Abstract

In recent years, the drama of medieval Europe has received an unusual amount of attention, somewhat surprisingly given the marginalization it suffered for most of the twentieth century.' With, however, the decline of the ahistorical formalist paradigm, which favored the more obviously plays of the renaissance and later periods, the study of medieval drama has finally come into its own. An important though often undervalued strain of this new interest has taken the form, broadly speaking, of cultural critique aimed at tracing out the ways in which medieval performances of all kinds-whether plays sponsored by guilds or confraternities, royal entries, processionals, or other sorts of public spectacle-were tied to the economic, political, intellectual, religious, and social practices of their local sites of performance.
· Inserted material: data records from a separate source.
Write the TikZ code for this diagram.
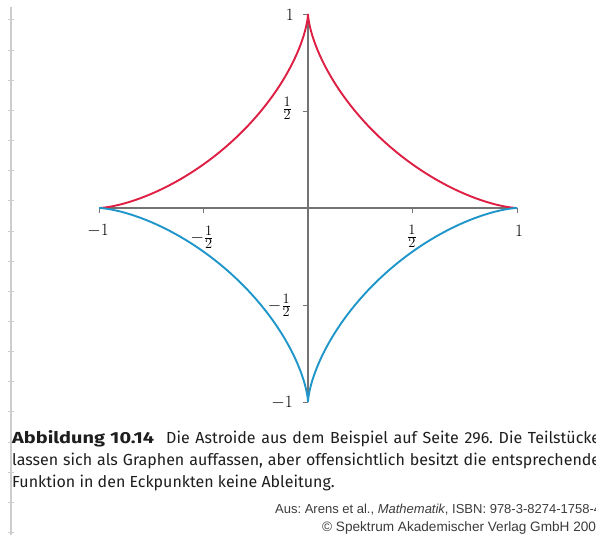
\documentclass[tikz,border=0pt]{standalone}
\usepackage{fontspec}
\usepackage{graphicx}
\newfontfamily\capfont{Fira Sans}
\newfontfamily\srcfont{Liberation Sans}
\definecolor{curvered}{RGB}{222,30,66}
\definecolor{curveblue}{RGB}{30,150,202}
\definecolor{axisgray}{RGB}{115,115,115}
\definecolor{margingray}{RGB}{205,205,205}
\definecolor{captext}{RGB}{30,30,30}
\definecolor{srctext}{RGB}{60,60,60}
\tikzset{
  axisline/.style={draw=axisgray, line width=1.1pt},
  tickline/.style={draw=axisgray, line width=0.9pt},
  astroidred/.style={draw=curvered, line width=1.9pt},
  astroidblue/.style={draw=curveblue, line width=1.9pt},
  ticklabel/.style={inner sep=0pt, font=\fontsize{16}{19}\selectfont},
  fraclabel/.style={inner sep=0pt, font=\fontsize{19}{22}\selectfont},
  captionline/.style={anchor=base west, inner sep=0pt, text=captext, font=\capfont\fontsize{16}{18}\selectfont},
  sourceline/.style={anchor=base west, inner sep=0pt, text=srctext, font=\srcfont\fontsize{13}{15}\selectfont},
}
\newcommand{\justline}[1]{\hbox to 588pt{\spaceskip=0.26em plus 0.5em minus 0.16em\relax #1}}
\frenchspacing
\begin{document}
\begin{tikzpicture}[x=1pt,y=-1pt]
\useasboundingbox (0,0) rectangle (596,535);
\clip (0,0) rectangle (596,535);
\fill[white] (0,0) rectangle (596,535);
% margin rule with ticks
\draw[margingray, line width=1.4pt] (11,7) -- (11,535);
\foreach \i in {0,...,17}{
  \draw[margingray, line width=1pt] (8,{20+30.15*\i}) -- (14,{20+30.15*\i});
}
% astroid plot
\begin{scope}[shift={(308pt,-208pt)}, x=209pt, y=194pt]
  \coordinate (O) at (0,0);
  \coordinate (xl) at (-1,0);
  \coordinate (xr) at (1,0);
  \coordinate (yt) at (0,1);
  \coordinate (yb) at (0,-1);
  \draw[axisline] (xl) -- (xr);
  \draw[axisline] (yt) -- (yb);
  \foreach \v in {-1,-0.5,0.5,1}{
    \draw[tickline] (\v,0) -- ++(0,-5pt);
    \draw[tickline] (0,\v) -- ++(-5pt,0);
  }
  \draw[astroidred] plot[domain=0:180, samples=241, smooth]
    ({cos(\x)*cos(\x)*cos(\x)}, {sin(\x)*sin(\x)*sin(\x)});
  \draw[astroidblue] plot[domain=180:360, samples=241, smooth]
    ({cos(\x)*cos(\x)*cos(\x)}, {sin(\x)*sin(\x)*sin(\x)});
\end{scope}
% tick labels
\node[ticklabel, anchor=east] (ly1) at (294,15) {$1$};
\node[fraclabel, anchor=east] (lyh) at (292,108) {$\frac{1}{2}$};
\node[fraclabel, anchor=east] (lymh) at (291,305) {$-\frac{1}{2}$};
\node[ticklabel, anchor=east] (lym1) at (293,403) {$-1$};
\node[ticklabel] (lxm1) at (98,231) {$-1$};
\node[fraclabel] (lxmh) at (202,237) {$-\frac{1}{2}$};
\node[fraclabel] (lxh) at (412,236) {$\frac{1}{2}$};
\node[ticklabel] (lx1) at (519,231) {$1$};
% caption
\node[captionline] (cap1) at (12,443) {\justline{\resizebox{142pt}{\height}{\textbf{Abbildung 10.14}}\hspace{12pt}Die Astroide aus dem Beispiel auf Seite 296. Die Teilstücke}};
\node[captionline] (cap2) at (12,465) {\justline{lassen sich als Graphen auffassen, aber offensichtlich besitzt die entsprechende}};
\node[captionline] (cap3) at (12,487) {Funktion in den Eckpunkten keine Ableitung.};
\node[sourceline] (src1) at (275,513) {Aus: Arens et al., \textit{Mathematik}, ISBN: 978-3-8274-1758-4};
\node[sourceline, font=\srcfont\fontsize{13.6}{15}\selectfont] (src2) at (322,531) {© Spektrum Akademischer Verlag GmbH 2008};
\end{tikzpicture}
\end{document}
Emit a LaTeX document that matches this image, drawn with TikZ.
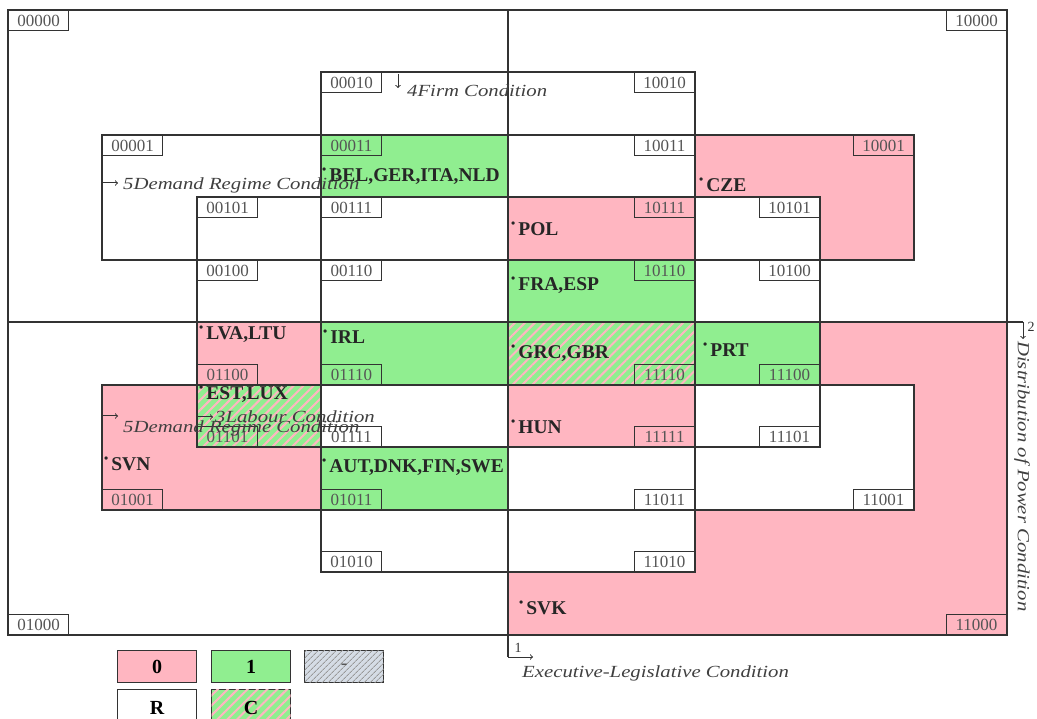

Systematic archival work such as the Records of Early English Drama (REED) project in Great Britain and Bernd Neumann's comprehensive survey of religious drama in Germany, as well as the more individualized inquiries undertaken at various locations in France, Spain, Italy, and the Netherlands,2 have made it easier to trace the intricate filiations linking early European performances to the cultures that produced them. This critical activity, itself part of a pervasive shift in focus within literary studies as a whole, has largely moved away from viewing medieval dramatic performances as literary texts or historical documents or even theatrical events, investigating them instead primarily as forms of social practice.